BEGIN Supplied information

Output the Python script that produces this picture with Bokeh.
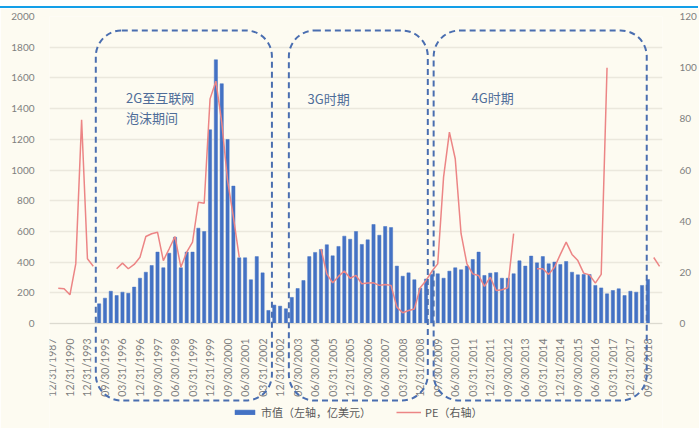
import math
from bokeh.plotting import figure
from bokeh.layouts import column
from bokeh.models import (Range1d, LinearAxis, FixedTicker, BoxAnnotation,
                          Legend, LegendItem, ColumnDataSource, Div)
from bokeh.core.properties import value
from bokeh.embed import file_html
from bokeh.resources import INLINE

NaN = float("nan")

# ---- data -------------------------------------------------------------
tick_labels = ["12/31/1987", "12/31/1990", "12/31/1993", "09/30/1995", "03/31/1996",
               "12/31/1996", "09/30/1997", "06/30/1998", "03/31/1999", "12/31/1999",
               "09/30/2000", "06/30/2001", "03/31/2002", "12/31/2002", "09/30/2003",
               "06/30/2004", "03/31/2005", "12/31/2005", "09/30/2006", "06/30/2007",
               "03/31/2008", "12/31/2008", "09/30/2009", "06/30/2010", "03/31/2011",
               "12/31/2011", "09/30/2012", "06/30/2013", "03/31/2014", "12/31/2014",
               "09/30/2015", "06/30/2016", "03/31/2017", "12/31/2017", "09/30/2018"]

# market cap (left axis, 100m USD), one value per period (105 periods)
mktcap = [NaN, NaN, NaN, NaN, NaN, NaN, NaN, NaN,
          128, 165, 210, 182, 204, 197, 237, 295, 334, 378,
          465, 363, 458, 562, 363, 465, 465, 621, 599, 1262,
          1718, 1562, 1199, 895, 428, 428, 285, 436, 330, 85,
          120, 113, 96, 170, 228, 280, 436, 463, 482, 513,
          441, 502, 569, 549, 599, 515, 545, 645, 575, 632,
          625, 374, 308, 330, 285, 230, 290, 320, 324, 295,
          341, 363, 350, 374, 417, 465, 313, 328, 332, 295,
          295, 324, 408, 374, 439, 395, 436, 389, 400, 384,
          404, 334, 317, 319, 319, 248, 232, 193, 215, 226,
          182, 210, 204, 248, 287, NaN, NaN]

# PE (right axis)
pe = [NaN, 13.8, 13.6, 11.2, 23.3, 79.6, 25.3, 22.4, NaN, NaN,
      NaN, 21.4, 23.6, 21.4, 23.1, 25.9, 34.0, 35.1, 35.7, 24.6,
      29.2, 34.0, 22.0, 27.9, 31.8, 47.4, 47.0, 87.8, 94.7, 78.7,
      55.9, 41.6, 25.9, NaN, NaN, NaN, NaN, NaN, NaN, NaN,
      NaN, NaN, NaN, NaN, NaN, NaN, 29.2, 19.4, 15.9, 18.4,
      20.5, 17.7, 18.8, 15.5, 15.8, 15.9, 14.9, 15.2, 14.9, 6.4,
      4.2, 5.1, 5.7, 14.0, 16.8, 20.4, 23.3, 57.2, 74.8, 64.4,
      35.1, 23.3, 19.4, 18.8, 14.5, 18.1, 12.9, 13.2, 14.0, 35.1,
      NaN, NaN, NaN, 21.4, 21.4, 19.2, 22.0, 27.0, 31.8, 27.0,
      24.6, 19.7, 19.0, 15.8, 19.2, 100.0, NaN, NaN, NaN, NaN,
      NaN, NaN, NaN, 25.8, 22.3]

period_labels = ["2G至互联网", "泡沫期间", "3G时期", "4G时期"]

idx = list(range(len(mktcap)))
tick_pos = [3 * i for i in range(len(tick_labels))]

# ---- figure -----------------------------------------------------------
BG = "#fdfbf1"
GRAY = "#7f7f7f"
NUM_FONT = "Lato"
CJK = "Noto Sans CJK SC"

PX_BELOW = 105         # frame extends below the zero line (period boxes + legend)
FRAME_H = 307 + PX_BELOW
cap_per_px = 2000 / 307
pe_per_px = 120 / 307

p = figure(frame_width=613, frame_height=FRAME_H,
           min_border_left=49, min_border_right=36, min_border_top=8, min_border_bottom=0,
           x_range=Range1d(-0.5, 104.5),
           y_range=Range1d(-PX_BELOW * cap_per_px, 2000),
           output_backend="svg", toolbar_location=None,
           background_fill_color=BG, border_fill_color=BG, outline_line_color=None)

p.extra_y_ranges = {"pe": Range1d(-PX_BELOW * pe_per_px, 120)}

src = ColumnDataSource(dict(x=idx, cap=mktcap, pe=pe))
bars = p.vbar(x="x", top="cap", width=0.55, source=src,
              fill_color="#4472c4", line_color="#4472c4", line_width=0.5)
line = p.line(x="x", y="pe", source=src, y_range_name="pe",
              line_color="#ec8585", line_width=1.5)

# axes
p.xaxis.fixed_location = 0
p.xaxis.ticker = FixedTicker(ticks=tick_pos)
p.xaxis.major_label_overrides = {t: lab for t, lab in zip(tick_pos, tick_labels)}
p.xaxis.major_label_orientation = math.pi / 2
p.xaxis.axis_line_color = "#dcdad0"
p.xaxis.major_tick_line_color = None
p.xaxis.minor_tick_line_color = None
p.xaxis.major_label_text_font = NUM_FONT
p.xaxis.major_label_text_font_size = "10.5px"
p.xaxis.major_label_text_color = GRAY
p.xaxis.major_label_standoff = 9

p.yaxis.ticker = FixedTicker(ticks=list(range(0, 2001, 200)))
p.yaxis.axis_line_color = None
p.yaxis.major_tick_line_color = None
p.yaxis.minor_tick_line_color = None
p.yaxis.major_label_text_font = NUM_FONT
p.yaxis.major_label_text_font_size = "10px"
p.yaxis.major_label_text_color = GRAY
p.yaxis.major_label_standoff = 9

ax2 = LinearAxis(y_range_name="pe", ticker=FixedTicker(ticks=list(range(0, 121, 20))))
ax2.axis_line_color = None
ax2.major_tick_line_color = None
ax2.minor_tick_line_color = None
ax2.major_label_text_font = NUM_FONT
ax2.major_label_text_font_size = "10px"
ax2.major_label_text_color = GRAY
ax2.major_label_standoff = 11
p.add_layout(ax2, "right")

p.xgrid.grid_line_color = None
p.ygrid.grid_line_color = "#ebe8dd"
p.ygrid.grid_line_width = 1.5

# period boxes (dashed, rounded)
box_edges = [(7.43, 37.6), (40.5, 64.3), (65.3, 101.8)]
for (l, r) in box_edges:
    p.add_layout(BoxAnnotation(left=l, right=r, top=1909, bottom=-502,
                               fill_alpha=0, line_color="#4a6eb0", line_alpha=1,
                               line_width=2, line_dash="6 4", border_radius=26))

# period labels
lab_x = [12.6, 12.6, 43.7, 71.8]
lab_y = [1472, 1340, 1466, 1472]
p.text(x=lab_x, y=lab_y, text=period_labels, text_font=value(CJK), text_font_size="13px",
       text_color="#4f6d99", text_baseline="middle", text_align="left")

legend = Legend(items=[LegendItem(label="市值（左轴，亿美元）", renderers=[bars]),
                       LegendItem(label="PE（右轴）", renderers=[line])],
                orientation="horizontal", location=(183, 8),
                background_fill_alpha=0, border_line_color=None,
                label_text_font=CJK, label_text_font_size="11px",
                label_text_color="#595959", glyph_width=25, glyph_height=6,
                label_height=14, spacing=25, padding=0, margin=0, label_standoff=4)
p.add_layout(legend)

rule = Div(text="", width=698, height=2, margin=(6, 0, 0, 0),
           styles={"background-color": "#139fe8"})

layout = column(rule, p, spacing=0)
open("out.html", "w").write(file_html(layout, INLINE))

END Supplied information

## [Requirements]
Leave the pictures out and please restate exactly the lines running from the start of the material through the one with "182, 210, 204, 248, 287, NaN, NaN]".

## [Result]
Output the Python script that produces this picture with Bokeh.
import math
from bokeh.plotting import figure
from bokeh.layouts import column
from bokeh.models import (Range1d, LinearAxis, FixedTicker, BoxAnnotation,
                          Legend, LegendItem, ColumnDataSource, Div)
from bokeh.core.properties import value
from bokeh.embed import file_html
from bokeh.resources import INLINE

NaN = float("nan")

# ---- data -------------------------------------------------------------
tick_labels = ["12/31/1987", "12/31/1990", "12/31/1993", "09/30/1995", "03/31/1996",
               "12/31/1996", "09/30/1997", "06/30/1998", "03/31/1999", "12/31/1999",
               "09/30/2000", "06/30/2001", "03/31/2002", "12/31/2002", "09/30/2003",
               "06/30/2004", "03/31/2005", "12/31/2005", "09/30/2006", "06/30/2007",
               "03/31/2008", "12/31/2008", "09/30/2009", "06/30/2010", "03/31/2011",
               "12/31/2011", "09/30/2012", "06/30/2013", "03/31/2014", "12/31/2014",
               "09/30/2015", "06/30/2016", "03/31/2017", "12/31/2017", "09/30/2018"]

# market cap (left axis, 100m USD), one value per period (105 periods)
mktcap = [NaN, NaN, NaN, NaN, NaN, NaN, NaN, NaN,
          128, 165, 210, 182, 204, 197, 237, 295, 334, 378,
          465, 363, 458, 562, 363, 465, 465, 621, 599, 1262,
          1718, 1562, 1199, 895, 428, 428, 285, 436, 330, 85,
          120, 113, 96, 170, 228, 280, 436, 463, 482, 513,
          441, 502, 569, 549, 599, 515, 545, 645, 575, 632,
          625, 374, 308, 330, 285, 230, 290, 320, 324, 295,
          341, 363, 350, 374, 417, 465, 313, 328, 332, 295,
          295, 324, 408, 374, 439, 395, 436, 389, 400, 384,
          404, 334, 317, 319, 319, 248, 232, 193, 215, 226,
          182, 210, 204, 248, 287, NaN, NaN]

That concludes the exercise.